Hugo Chapman is Keeper of Prints and Drawings at the British Museum and curated the show.
"The idea was to both tell the story of Italian art from the 1400s to the early 19th century," Chapman said of the exhibition. "We really wanted to blow the socks off San Diego. So we very much chose our A team, these great artists like Michelangelo. I want just people to look at these works to understand different techniques, to understand how artists have looked to these narratives in different ways and just really kind of get close to these works on paper. This is a chance for everybody to come into this show, free of charge, and just have a look at a couple of works and think about them.
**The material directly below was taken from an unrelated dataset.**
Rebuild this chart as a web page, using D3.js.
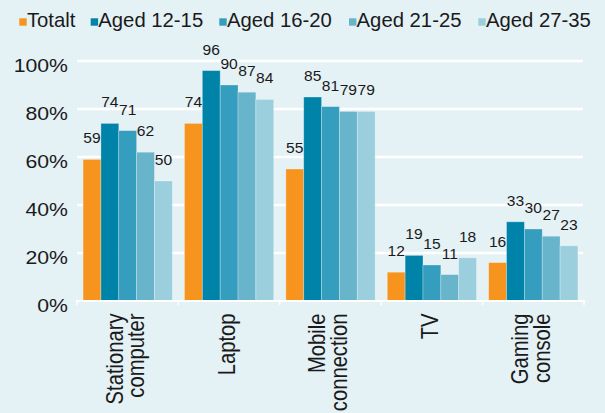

I think these are works that you don't have to be a Christian, you can be any denomination you can be agnostic and atheist, it's about engaging with this art thinking about how artists have told these very familiar stories in different ways in different techniques. You know these stories are about birth and death. These eternals in mankind's story."
Even with the internet providing access to all kinds of art and with the ability to enlarge each image, Chapman said there is a reason to see these works up close and personal.
"I love the availability and accessibility of art digitally but I mean there is a real charge about standing in front of a piece of paper that Michelangelo has touched. I mean you can touch your screen of your computer as much as you like but you do not get that sense that you are — and I think that's special about it works on paper — is that immediacy about them. The feeling that you these things have just been set aside and they could have been done five minutes ago and I think you know that is extraordinary. So that's something you really can't recreate digitally," Chapman said.
Derrick Cartwright is the director of University Galleries. He said the exhibit reflects the mission of the university and its Catholic heritage.
"It is a good mirror of the mission of this university both in its Catholic identity but also in its commitment to educate the whole person," Cartwright said. "This is an exhibition, which I think for somebody who's very spiritual, will have a significance that they may never forget. But for our students who may not all have that experience, this is a show that will put them in direct contact with the great minds of the 15th, 16th, and 17th centuries and they will learn something from that encounter. And that's what we're trying to do with the galleries is to be as broad as possible. This is a show that I think nicely fits in with the strategic goals of this university for its students but also for the surrounding community it engages the world by bringing people like Hugo into town and sharing his knowledge with us."
Chapman described the centerpiece of the exhibit, Michelangelo's "Three Crosses":
"He's probably making his drawing for somebody else to make a sculpture, a sculpture that doesn't survive. He is drawing in red chalk, which is a very characteristic technique. At the top is the three crosses, Christ with the two thieves on either side. That's very detailed and then below it, he shows in a very sketchy way, very kind of cubist simplified way, the group of mourning women really in a frenzy of grief at what they're seeing."
In addition to the works that are here at USD, there are another dozen at the Timken Museum plus the public can come for lectures and galleries talks for a richer experience.
The exhibit opens Friday and runs through Dec. 13.